Please write the listing below out again exactly, leaving every picture behind.
** begin Given material **
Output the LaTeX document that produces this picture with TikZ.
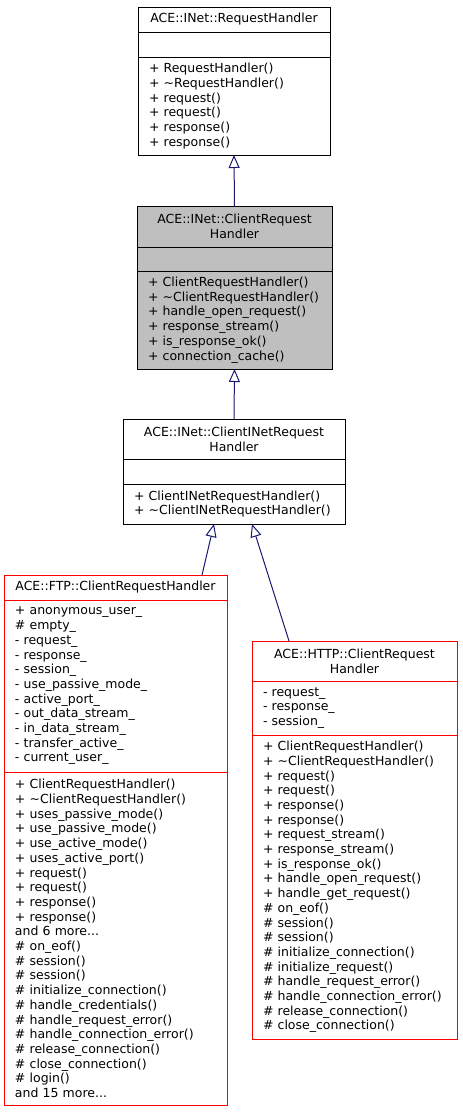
\documentclass[tikz,border=0pt]{standalone}
\usepackage{fontspec}
\setmainfont{DejaVu Sans}
\usetikzlibrary{positioning,arrows.meta}
\definecolor{edgeblue}{HTML}{191970}
\definecolor{selgray}{HTML}{BFBFBF}
\begin{document}
\begin{tikzpicture}[x=1pt, y=-1pt,
    font=\fontsize{12.5}{14.7}\selectfont,
    part/.style={draw, line width=1pt, inner xsep=11pt, inner ysep=0pt, outer sep=0pt, align=left, fill=white},
    head/.style={part, align=center},
    inherit/.style={edgeblue, line width=1pt, -{Triangle[open, length=13pt, width=11pt]}}]
\useasboundingbox (0,0) rectangle (463,1112);

% ACE::INet::RequestHandler
\node (rh) [head, text width=170pt, minimum height=25pt, anchor=north] at (234,7) {ACE::INet::RequestHandler};
\node (rha) [part, text width=170pt, minimum height=25pt, below=0pt of rh] {};
\node (rhm) [part, text width=170pt, minimum height=98pt, below=0pt of rha] {+ RequestHandler()\\+ \textasciitilde RequestHandler()\\+ request()\\+ request()\\+ response()\\+ response()};

% ACE::INet::ClientRequestHandler
\node (crh) [head, fill=selgray, text width=173pt, minimum height=41pt, anchor=north] at (234.5,206) {ACE::INet::ClientRequest\\Handler};
\node (crha) [part, fill=selgray, text width=173pt, minimum height=24pt, below=0pt of crh] {};
\node (crhm) [part, fill=selgray, text width=173pt, minimum height=98pt, below=0pt of crha] {+ ClientRequestHandler()\\+ \textasciitilde ClientRequestHandler()\\+ handle\_open\_request()\\+ response\_stream()\\+ is\_response\_ok()\\+ connection\_cache()};

% ACE::INet::ClientINetRequestHandler
\node (cin) [head, text width=200pt, minimum height=40pt, anchor=north] at (234,419) {ACE::INet::ClientINetRequest\\Handler};
\node (cina) [part, text width=200pt, minimum height=25pt, below=0pt of cin] {};
\node (cinm) [part, text width=200pt, minimum height=40pt, below=0pt of cina] {+ ClientINetRequestHandler()\\+ \textasciitilde ClientINetRequestHandler()};

% ACE::FTP::ClientRequestHandler
\begin{scope}[every node/.append style={draw=red}]
\node (ftp) [head, text width=201pt, minimum height=25pt, anchor=north] at (115.5,575) {ACE::FTP::ClientRequestHandler};
\node (ftpa) [part, text width=201pt, minimum height=172pt, below=0pt of ftp] {+ anonymous\_user\_\\\# empty\_\\- request\_\\- response\_\\- session\_\\- use\_passive\_mode\_\\- active\_port\_\\- out\_data\_stream\_\\- in\_data\_stream\_\\- transfer\_active\_\\- current\_user\_};
\node (ftpm) [part, text width=201pt, minimum height=333pt, below=0pt of ftpa] {+ ClientRequestHandler()\\+ \textasciitilde ClientRequestHandler()\\+ uses\_passive\_mode()\\+ use\_passive\_mode()\\+ use\_active\_mode()\\+ uses\_active\_port()\\+ request()\\+ request()\\+ response()\\+ response()\\and 6 more...\\\# on\_eof()\\\# session()\\\# session()\\\# initialize\_connection()\\\# handle\_credentials()\\\# handle\_request\_error()\\\# handle\_connection\_error()\\\# release\_connection()\\\# close\_connection()\\\# login()\\and 15 more...};

% ACE::HTTP::ClientRequestHandler
\node (http) [head, text width=183pt, minimum height=40pt, anchor=north] at (354.5,641) {ACE::HTTP::ClientRequest\\Handler};
\node (httpa) [part, text width=183pt, minimum height=54pt, below=0pt of http] {- request\_\\- response\_\\- session\_};
\node (httpm) [part, text width=183pt, minimum height=304pt, below=0pt of httpa] {+ ClientRequestHandler()\\+ \textasciitilde ClientRequestHandler()\\+ request()\\+ request()\\+ response()\\+ response()\\+ request\_stream()\\+ response\_stream()\\+ is\_response\_ok()\\+ handle\_open\_request()\\+ handle\_get\_request()\\\# on\_eof()\\\# session()\\\# session()\\\# initialize\_connection()\\\# initialize\_request()\\\# handle\_request\_error()\\\# handle\_connection\_error()\\\# release\_connection()\\\# close\_connection()};
\end{scope}

\draw[inherit] (crh.north) -- (rhm.south);
\draw[inherit] (cin.north) -- (crhm.south);
\draw[inherit] ([xshift=86.5pt]ftp.north) -- ([xshift=-20pt]cinm.south);
\draw[inherit] ([xshift=-65.5pt]http.north) -- ([xshift=18pt]cinm.south);
\end{tikzpicture}
\end{document}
** end Given material **
**Output for this exercise:**
Output the LaTeX document that produces this picture with TikZ.
\documentclass[tikz,border=0pt]{standalone}
\usepackage{fontspec}
\setmainfont{DejaVu Sans}
\usetikzlibrary{positioning,arrows.meta}
\definecolor{edgeblue}{HTML}{191970}
\definecolor{selgray}{HTML}{BFBFBF}
\begin{document}
\begin{tikzpicture}[x=1pt, y=-1pt,
    font=\fontsize{12.5}{14.7}\selectfont,
    part/.style={draw, line width=1pt, inner xsep=11pt, inner ysep=0pt, outer sep=0pt, align=left, fill=white},
    head/.style={part, align=center},
    inherit/.style={edgeblue, line width=1pt, -{Triangle[open, length=13pt, width=11pt]}}]
\useasboundingbox (0,0) rectangle (463,1112);

% ACE::INet::RequestHandler
\node (rh) [head, text width=170pt, minimum height=25pt, anchor=north] at (234,7) {ACE::INet::RequestHandler};
\node (rha) [part, text width=170pt, minimum height=25pt, below=0pt of rh] {};
\node (rhm) [part, text width=170pt, minimum height=98pt, below=0pt of rha] {+ RequestHandler()\\+ \textasciitilde RequestHandler()\\+ request()\\+ request()\\+ response()\\+ response()};

% ACE::INet::ClientRequestHandler
\node (crh) [head, fill=selgray, text width=173pt, minimum height=41pt, anchor=north] at (234.5,206) {ACE::INet::ClientRequest\\Handler};
\node (crha) [part, fill=selgray, text width=173pt, minimum height=24pt, below=0pt of crh] {};
\node (crhm) [part, fill=selgray, text width=173pt, minimum height=98pt, below=0pt of crha] {+ ClientRequestHandler()\\+ \textasciitilde ClientRequestHandler()\\+ handle\_open\_request()\\+ response\_stream()\\+ is\_response\_ok()\\+ connection\_cache()};

% ACE::INet::ClientINetRequestHandler
\node (cin) [head, text width=200pt, minimum height=40pt, anchor=north] at (234,419) {ACE::INet::ClientINetRequest\\Handler};
\node (cina) [part, text width=200pt, minimum height=25pt, below=0pt of cin] {};
\node (cinm) [part, text width=200pt, minimum height=40pt, below=0pt of cina] {+ ClientINetRequestHandler()\\+ \textasciitilde ClientINetRequestHandler()};

% ACE::FTP::ClientRequestHandler
\begin{scope}[every node/.append style={draw=red}]
\node (ftp) [head, text width=201pt, minimum height=25pt, anchor=north] at (115.5,575) {ACE::FTP::ClientRequestHandler};
\node (ftpa) [part, text width=201pt, minimum height=172pt, below=0pt of ftp] {+ anonymous\_user\_\\\# empty\_\\- request\_\\- response\_\\- session\_\\- use\_passive\_mode\_\\- active\_port\_\\- out\_data\_stream\_\\- in\_data\_stream\_\\- transfer\_active\_\\- current\_user\_};
\node (ftpm) [part, text width=201pt, minimum height=333pt, below=0pt of ftpa] {+ ClientRequestHandler()\\+ \textasciitilde ClientRequestHandler()\\+ uses\_passive\_mode()\\+ use\_passive\_mode()\\+ use\_active\_mode()\\+ uses\_active\_port()\\+ request()\\+ request()\\+ response()\\+ response()\\and 6 more...\\\# on\_eof()\\\# session()\\\# session()\\\# initialize\_connection()\\\# handle\_credentials()\\\# handle\_request\_error()\\\# handle\_connection\_error()\\\# release\_connection()\\\# close\_connection()\\\# login()\\and 15 more...};

% ACE::HTTP::ClientRequestHandler
\node (http) [head, text width=183pt, minimum height=40pt, anchor=north] at (354.5,641) {ACE::HTTP::ClientRequest\\Handler};
\node (httpa) [part, text width=183pt, minimum height=54pt, below=0pt of http] {- request\_\\- response\_\\- session\_};
\node (httpm) [part, text width=183pt, minimum height=304pt, below=0pt of httpa] {+ ClientRequestHandler()\\+ \textasciitilde ClientRequestHandler()\\+ request()\\+ request()\\+ response()\\+ response()\\+ request\_stream()\\+ response\_stream()\\+ is\_response\_ok()\\+ handle\_open\_request()\\+ handle\_get\_request()\\\# on\_eof()\\\# session()\\\# session()\\\# initialize\_connection()\\\# initialize\_request()\\\# handle\_request\_error()\\\# handle\_connection\_error()\\\# release\_connection()\\\# close\_connection()};
\end{scope}

\draw[inherit] (crh.north) -- (rhm.south);
\draw[inherit] (cin.north) -- (crhm.south);
\draw[inherit] ([xshift=86.5pt]ftp.north) -- ([xshift=-20pt]cinm.south);
\draw[inherit] ([xshift=-65.5pt]http.north) -- ([xshift=18pt]cinm.south);
\end{tikzpicture}
\end{document}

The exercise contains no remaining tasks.